Very few popular culture franchises can ignite the debate around fan service and nostalgia quite like Star Wars can. It seems the vast collections of science fiction movies, and more recently, science fiction series from a galaxy far, far away have got fans angry and elated in equal measure of late. This time, it’s due to the return of perhaps the most famous Star Wars character of all time, Luke Skywalker, in Disney Plus TV series The Book of Boba Fett.
The iconic Jedi Master had previously appeared in the finale of The Mandalorian season 2, and now Disney‘s latest Star Wars offering has delivered a further cameo from Luke Skywalker.

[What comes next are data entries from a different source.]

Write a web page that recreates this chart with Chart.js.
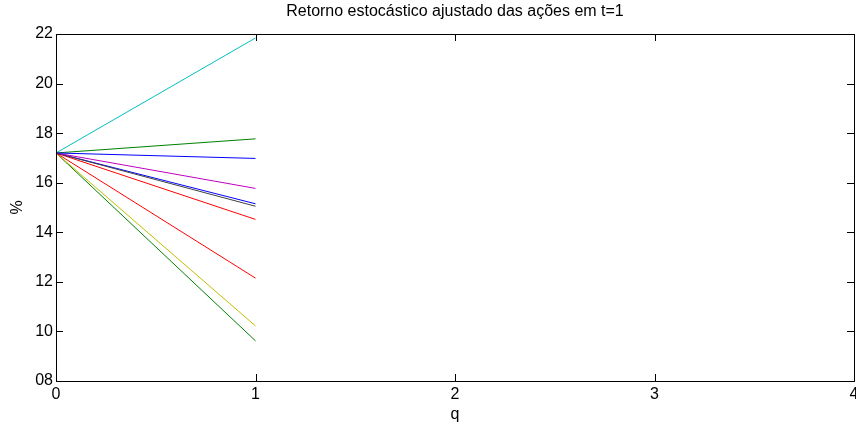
<!DOCTYPE html>
<html lang="pt">
<head>
<meta charset="UTF-8">
<title>Retorno estocástico ajustado</title>
<script src="https://cdn.jsdelivr.net/npm/chart.js"></script>
<style>
  html, body { margin: 0; padding: 0; background: #fff; }
  canvas { display: block; }
</style>
</head>
<body>
<canvas id="grafico" width="856" height="426"></canvas>
<script>
// dados
const q = [0, 1];
const retornoInicial = 17.2;
const retornoFinal = [16.98, 17.77, 12.15, 21.84, 15.77, 10.22, 15.05, 15.15, 9.62, 14.52];
const cores = ['#0000ff', '#008000', '#ff0000', '#00bfbf', '#bf00bf', '#bfbf00', '#404040', '#0000ff', '#008000', '#ff0000'];
const ticksX = [0, 1, 2, 3, 4];
const ticksY = [8, 10, 12, 14, 16, 18, 20, 22];

const fonte = { family: 'Arial, "Liberation Sans", sans-serif', size: 16 };

const datasets = retornoFinal.map((fim, i) => ({
    data: [{ x: q[0], y: retornoInicial }, { x: q[1], y: fim }],
    borderColor: cores[i],
    borderWidth: 1,
    pointRadius: 0,
    fill: false,
    tension: 0
}));

// moldura com marcas para dentro, como no MATLAB
const moldura = {
    id: 'moldura',
    afterDraw(chart) {
        const { ctx, chartArea: a, scales } = chart;
        const tam = 7;
        ctx.save();
        ctx.strokeStyle = '#000';
        ctx.lineWidth = 1;
        ctx.beginPath();
        ticksX.forEach(v => {
            const px = Math.round(scales.x.getPixelForValue(v)) + 0.5;
            ctx.moveTo(px, a.bottom);
            ctx.lineTo(px, a.bottom - tam);
            ctx.moveTo(px, a.top);
            ctx.lineTo(px, a.top + tam);
        });
        ticksY.forEach(v => {
            const py = Math.round(scales.y.getPixelForValue(v)) + 0.5;
            ctx.moveTo(a.left, py);
            ctx.lineTo(a.left + tam, py);
            ctx.moveTo(a.right, py);
            ctx.lineTo(a.right - tam, py);
        });
        ctx.stroke();
        ctx.strokeRect(Math.round(a.left) + 0.5, Math.round(a.top) + 0.5,
            Math.round(a.right - a.left), Math.round(a.bottom - a.top));
        ctx.restore();
    }
};

// sem margem extra para os rótulos das pontas
const semMargem = s => { s.paddingLeft = 0; s.paddingRight = 0; s.paddingTop = 0; s.paddingBottom = 0; };

new Chart(document.getElementById('grafico'), {
    type: 'line',
    data: { datasets },
    plugins: [moldura],
    options: {
        responsive: false,
        animation: false,
        layout: { padding: { right: 2 } },
        plugins: { legend: { display: false }, tooltip: { enabled: false } },
        scales: {
            x: {
                type: 'linear',
                min: 0, max: 4,
                afterBuildTicks: s => { s.ticks = ticksX.map(v => ({ value: v })); },
                afterFit: s => { s.height = 45; semMargem(s); },
                grid: { display: false, drawTicks: false },
                border: { display: false },
                ticks: { color: '#000', font: fonte, padding: 4 },
                title: { display: true, text: 'q', color: '#000', font: fonte, padding: { top: 0, bottom: 2 } }
            },
            topo: {
                type: 'linear',
                position: 'top',
                min: 0, max: 4,
                afterFit: s => { s.height = 34; semMargem(s); },
                grid: { display: false, drawTicks: false },
                border: { display: false },
                ticks: { display: false },
                title: { display: true, text: 'Retorno estocástico ajustado das ações em t=1', color: '#000', font: fonte, padding: { top: 2, bottom: 0 } }
            },
            y: {
                min: 8, max: 22,
                afterBuildTicks: s => { s.ticks = ticksY.map(v => ({ value: v })); },
                afterFit: s => { s.width = 56; semMargem(s); },
                grid: { display: false, drawTicks: false },
                border: { display: false },
                ticks: { color: '#000', font: fonte, padding: 3, callback: v => String(v).padStart(2, '0') },
                title: { display: true, text: '%', color: '#000', font: fonte, padding: { top: 8, bottom: 0 } }
            }
        }
    }
});
</script>
</body>
</html>
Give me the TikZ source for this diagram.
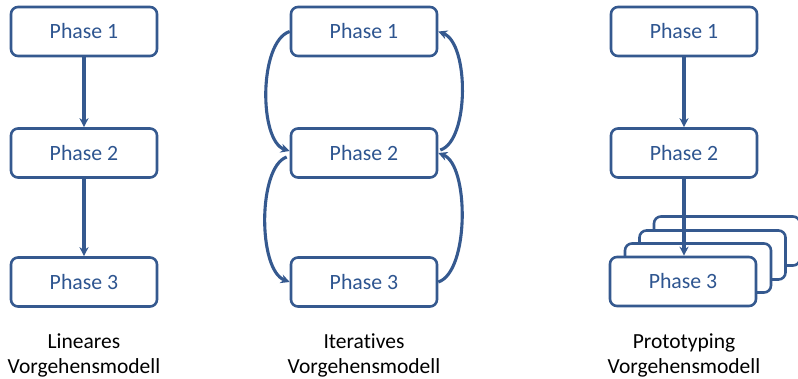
\documentclass[tikz,border=0pt]{standalone}
\usepackage{fontspec}
\setmainfont{Carlito}[Ligatures=NoCommon]
\usetikzlibrary{arrows.meta,calc}
\definecolor{edge}{HTML}{35598F}
\definecolor{phasetext}{HTML}{2E5590}
\tikzset{
  phase/.style={draw=edge, line width=2.6pt, rounded corners=7pt, fill=white,
    minimum width=146pt, minimum height=49pt, inner sep=0pt,
    text=phasetext, font=\fontsize{21.8}{24}\selectfont},
  flow/.style={draw=edge, line width=3.1pt, -{Stealth[length=9pt,width=9pt]}},
  caption/.style={align=center, font=\fontsize{21.5}{25}\selectfont, text=black}
}
\begin{document}
\begin{tikzpicture}[x=1pt,y=-1pt]
\useasboundingbox (0,0) rectangle (798,379);

% linear model
\node[phase] (l1) at (84,31.5) {Phase 1};
\node[phase] (l2) at (84,153) {Phase 2};
\node[phase] (l3) at (84,282) {Phase 3};
\draw[flow] (l1) -- (l2);
\draw[flow] (l2) -- (l3);
\node[caption] (lc) at (84,355) {Lineares\\Vorgehensmodell};

% iterative model
\node[phase] (i1) at (364,31.5) {Phase 1};
\node[phase] (i2) at (364,153) {Phase 2};
\node[phase] (i3) at (364,282) {Phase 3};
\draw[flow] (i1.west) .. controls ($(i1.west)+(-31,10)$) and ($(i2.west)+(-31,-12)$) .. ($(i2.west)+(0,-2)$);
\draw[flow] ($(i2.west)+(-3,4)$) .. controls ($(i2.west)+(-32,14)$) and ($(i3.west)+(-32,-12)$) .. (i3.west);
\draw[flow] (i3.east) .. controls ($(i3.east)+(31,-10)$) and ($(i2.east)+(31,12)$) .. (i2.east);
\draw[flow] ($(i2.east)+(2,-3)$) .. controls ($(i2.east)+(31,-12)$) and ($(i1.east)+(31,12)$) .. (i1.east);
\node[caption] (ic) at (364,355) {Iteratives\\Vorgehensmodell};

% prototyping model
\node[phase] (p1) at (684,31.5) {Phase 1};
\node[phase] (p2) at (684,153) {Phase 2};
\node[phase] (p3d) at (727,241) {};
\node[phase] (p3c) at (712.5,255) {};
\node[phase] (p3b) at (698,268) {};
\node[phase] (p3) at (683,281.5) {Phase 3};
\draw[flow] (p1) -- (p2);
\draw[flow] (p2.south) -- (p3.north -| p2.south);
\node[caption] (pc) at (684,355) {Prototyping\\Vorgehensmodell};
\end{tikzpicture}
\end{document}
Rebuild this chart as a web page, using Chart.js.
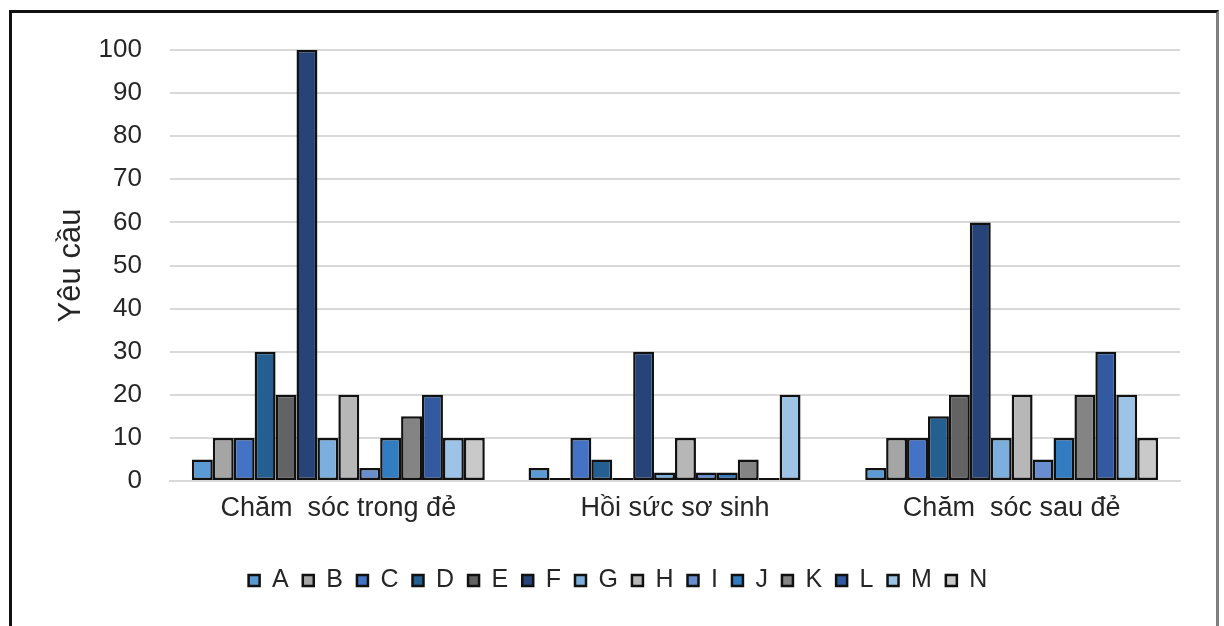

While the majority of fans were happy with his initial return, this more recent appearance has sparked a heated debate around fan service, digital de-ageing, and now, voice acting.
A large portion of fans have bemoaned Disney’s reliance on existing characters to carry new Star Wars properties, as well as the way these characters are presented with questionable CGI. The final straw however, seems to be the admission that the Luke Skywalker we see in these Disney Plus TV series is not voiced by the original actor, Mark Hamill.
We have already seen sections of the Star Wars fanbase become rather, shall we say, vocal, in the not-too-distant past, most notably around the release of The Last Jedi. That particular instalment in the Star Wars universe divided fans with its bold and controversial approach, not least in its handling of Luke Skywalker’s legacy.
And that beloved character is the source of discussions once again, as Jon Favreau, creator of The Mandalorian, has opened up about the technology behind reintroducing a young Luke Skywalker to the Disney Plus world, and why they didn’t need to use Mark Hamill.
In a recent interview with Esquire, Favreau explained that the Luke we see has a completely synthesised voice. Using archival material of Mark Hamill from his previous appearances in Star Wars movies, the sound editors “were able to slice it up and feed their neural network to learn this data” according to Favreau.
We already know that different actors were brought in as a body double for Mark Hamill, but interestingly, his name does appear in the credits. Indeed, it is a little odd that Disney decided not to use Hamill’s iconic voice for the re-emergence of his beloved character. And Star Wars fans had plenty to say on social media.
— Andrew Todd (@mistertodd) February 4, 2022
Of course, this is not the first time Disney has played around with technology for their Star Wars content. In recent years, we have seen the de-ageing of Princess Leia in both Rogue One and The Rise of Skywalker. The former of these two movies also featured a digital recreation of the late actor Peter Cushing, who played the revered villain Moff Tarkin in the original trilogy.
While the use of this technology is admittedly impressive, and has been celebrated by some fans, it’s safe to say there are many who are apprehensive, or angry, about the way Disney is delivering fan service of late.
Such is the broad spectrum of Star Wars fans, you can find plenty of people who love seeing their heroes back on the screen in this way. There is an argument to be made however, that such technology only leads to lazy nostalgia-bait, and it’s certainly a concern if the franchise has to rely on its characters from decades ago.